Names of the files, on the other hand, are very important. For example, if a file named player_entry__20190312.done
is pushed to the bucket, it means that a job called player_entry
has finished and that it was computing data for date 2019–03–12
.
Creations of those files trigger SNS notifications that fly from S3 over a SNS topic to our JobScheduler lambda function that listens to that topic. It gets invoked on every creation of .done
files and uses their names to deduce which job has just finished, for which date, and which computation should be run next. Then it simply activates the appropriate data pipeline using the code snippet from above.
In certain cases, when a job has more than one dependency, this is not enough to ensure computation correctness. What I described is a very simple scenario:
- Job A finished and pushed
A__${date}.done
file to S3 - A SNS notification coming from S3 triggers JobScheduler lambda function
- JobScheduler activates next job in chain, ex. job B
This does not save us from situations such as when job B depends on jobs A1 and A2. That particular example would lead to activation of job B either after job A1 or A2, whichever comes first.
Let’s say it was A1. Activating B when A1 is done is unsafe from correctness standpoint because it is possible that data coming from A2 will not be there in time and B would produce incorrect results.
For that reason, our jobs are waiting for all of their dependencies to finish, before they actually start. Each job has a waiting function built in which ensures that it starts only when all the inputs are where they should be.
Did all dependencies finish their work?
We took care about the timeout feature, too. There is no reason a job should wait forever if preconditions are not met. We decided to go with “fail fast” mantra and break the computational chain if any of the jobs times out while waiting for input data to show up. There is no use in producing incorrect and incomplete results.
Cherry on the top
We also implemented some features that are not directly related to job scheduling but are very nice to have, such as sending messages to the team’s Slack channel when things go south.
Boto3 again comes to rescue.

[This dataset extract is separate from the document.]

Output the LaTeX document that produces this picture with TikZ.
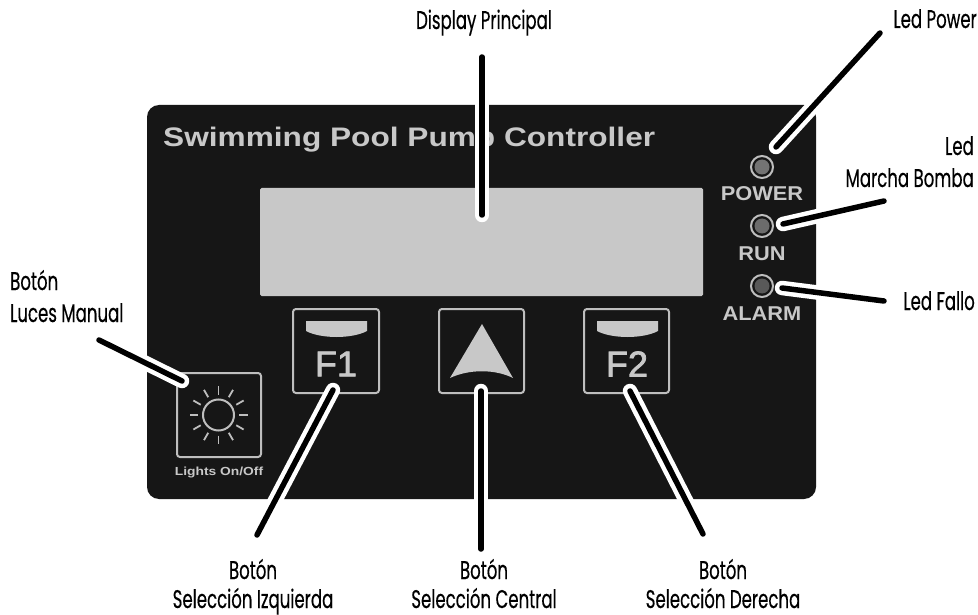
\documentclass[tikz,border=0pt]{standalone}
\usepackage{fontspec}
\setmainfont{Liberation Sans}
\newfontfamily\labelfont[FakeStretch=0.65,FakeBold=0.4]{Poppins}
\newfontfamily\widefont[FakeStretch=1.18]{Liberation Sans Bold}
\newfontfamily\ledfont[FakeStretch=1.09]{Liberation Sans Bold}
\newfontfamily\keyfont[FakeBold=2]{Liberation Sans}
\definecolor{panelc}{HTML}{161616}
\definecolor{lightc}{HTML}{C8C8C8}
\definecolor{framec}{HTML}{BEBEBE}
\tikzset{
  calllabel/.style={font=\labelfont\fontsize{25.5}{26}\selectfont,text=black,inner sep=0pt,anchor=base},
  panellabel/.style={font=\ledfont\fontsize{20}{20}\selectfont,text=lightc,inner sep=0pt},
  keylabel/.style={font=\keyfont\fontsize{36}{36}\selectfont,text=lightc,inner sep=0pt},
  keybox/.style={draw=framec,line width=2pt,rounded corners=3pt,fill=panelc},
  ledring/.style={circle,draw=framec,line width=2pt,fill=panelc,minimum size=22pt,inner sep=0pt},
  ledcore/.style={circle,minimum size=15pt,inner sep=0pt},
  raystyle/.style={draw=framec,line width=1.8pt},
  callout/.style={draw=black,line width=5.5pt,line cap=round,
    preaction={draw=white,line width=14.5pt,line cap=round}},
}
\begin{document}
\begin{tikzpicture}[x=1pt,y=-1pt]
\useasboundingbox (0,0) rectangle (978,615);
\fill[white] (0,0) rectangle (978,615);
% panel
\fill[panelc,rounded corners=12pt] (147,105) rectangle (816,499);
\node[panellabel,anchor=base west,font=\widefont\fontsize{26.8}{27}\selectfont] (title) at (163,147) {Swimming Pool Pump Controller};
% display
\fill[lightc,rounded corners=1.5pt] (260,188) rectangle (703,296);
\node[minimum width=443pt,minimum height=108pt,inner sep=0pt] (display) at (481.5,242) {};
% leds
\node[ledring] (ledpower) at (762,167) {};
\node[ledcore,fill=gray!90!black] (corepower) at (762,167) {};
\node[panellabel] (tpower) at (762,194) {POWER};
\node[ledring] (ledrun) at (762,226) {};
\node[ledcore,fill=gray!85!black] (corerun) at (762,226) {};
\node[panellabel] (trun) at (762,254) {RUN};
\node[ledring] (ledalarm) at (762,286) {};
\node[ledcore,fill=gray!70!black] (corealarm) at (762,286) {};
\node[panellabel] (talarm) at (762,314) {ALARM};
% lights key
\draw[keybox] (177,373) rectangle (261,457);
\draw[framec,line width=2pt] (218.5,415) circle (15.5);
\foreach \a in {0,30,...,330}{
  \draw[raystyle] (218.5,415)++(\a:20.5) -- ++(\a:8.5);
}
\node[panellabel,font=\widefont\fontsize{11.7}{12}\selectfont] (tlights) at (219,472) {Lights On/Off};
% F1
\draw[keybox] (293,309) rectangle (379,393);
\fill[lightc] (306,321) -- (367,321) -- (367,331) .. controls (352,339) and (321,339) .. (306,331) -- cycle;
\node[keylabel] (tf1) at (336,364) {F1};
% Up
\draw[keybox] (439,309) rectangle (524,393);
\fill[lightc] (482,324) -- (513,378) .. controls (495,369) and (469,369) .. (450,378) -- cycle;
% F2
\draw[keybox] (584,309) rectangle (669,393);
\fill[lightc] (597,321) -- (658,321) -- (658,331) .. controls (643,339) and (612,339) .. (597,331) -- cycle;
\node[keylabel] (tf2) at (627,364) {F2};
% labels
\node[calllabel] (ldisplay) at (484,29) {Display Principal};
\node[calllabel,anchor=base east] (lpower) at (977,28) {Led Power};
\node[calllabel,anchor=base east] (lrun1) at (974,155) {Led};
\node[calllabel,anchor=base east] (lrun2) at (974,187) {Marcha Bomba};
\node[calllabel,anchor=base east] (lalarm) at (975,310) {Led Fallo};
\node[calllabel,anchor=base west] (llights1) at (10,290) {Botón};
\node[calllabel,anchor=base west] (llights2) at (10,322) {Luces Manual};
\node[calllabel] (lf1a) at (253,579) {Botón};
\node[calllabel] (lf1b) at (253,608) {Selección Izquierda};
\node[calllabel] (lupa) at (484,579) {Botón};
\node[calllabel] (lupb) at (484,608) {Selección Central};
\node[calllabel] (lf2a) at (723,579) {Botón};
\node[calllabel] (lf2b) at (723,608) {Selección Derecha};
% connector ends
\coordinate (cdisplayA) at (482,57);
\coordinate (cdisplayB) at (482,215);
\coordinate (cpowerA) at (880,33);
\coordinate (cpowerB) at (776,147);
\coordinate (crunA) at (884,201);
\coordinate (crunB) at (783,224);
\coordinate (calarmA) at (884,301);
\coordinate (calarmB) at (782,288);
\coordinate (clightsA) at (99,340);
\coordinate (clightsB) at (182,381);
\coordinate (cfoneA) at (257,535);
\coordinate (cfoneB) at (333,390);
\coordinate (cupA) at (481,549);
\coordinate (cupB) at (481,391);
\coordinate (cftwoA) at (703,534);
\coordinate (cftwoB) at (630,391);
\draw[callout] (cdisplayA) -- (cdisplayB);
\draw[callout] (cpowerA) -- (cpowerB);
\draw[callout] (crunA) -- (crunB);
\draw[callout] (calarmA) -- (calarmB);
\draw[callout] (clightsA) -- (clightsB);
\draw[callout] (cfoneA) -- (cfoneB);
\draw[callout] (cupA) -- (cupB);
\draw[callout] (cftwoA) -- (cftwoB);
\end{tikzpicture}
\end{document}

With just a couple of line of code, we get the alarm as soon as problem occurred.
def sns_notification(self, pipeline_name, pipeline_id):
message = "... %s ... %s" % (pipeline_name, pipeline_id)
sns = boto3.client('sns', region_name="...")
sns.publish(TopicArn="...", Message=message, Subject="...")
Wrap up
We incorporated several AWS services to work in our benefit: CloudWatch, Lambda, Data Pipelines, S3 and SNS. All of them are fully managed by AWS so we have no infrastructure to maintain.
To recap on our initial goals:
to manage as little infrastructure as possible
Check.
We have built a custom solution. It is not a perfect one, but it fits our needs very well.
to achieve as much control as possible
Check.
The final setup of our JobScheduler counts for several dozens of lambda invocations, roughly the same number of empty files in S3 and very similar number of SNS messages.
to keep the expenses as low as possible
Check.
All this combined together produces very small financial cost, insignificantly larger than 0$.
Future plans and wishes
There is always room for improvements.
We were already thinking about using those empty .done
files as containers of additional information. They could be used to transport some additional parameters for the computations or some meta-information about the computation process itself.
Replaying a job is something we are interested in from time to time as well as recomputing whole parts of the chain. This is a feature our scheduler still doesn’t have since it is stateless. In order to achieve this, it would have to track the state of the current computation process.
If we ever go down this road, you guessed it — we will most probably choose fully managed database service.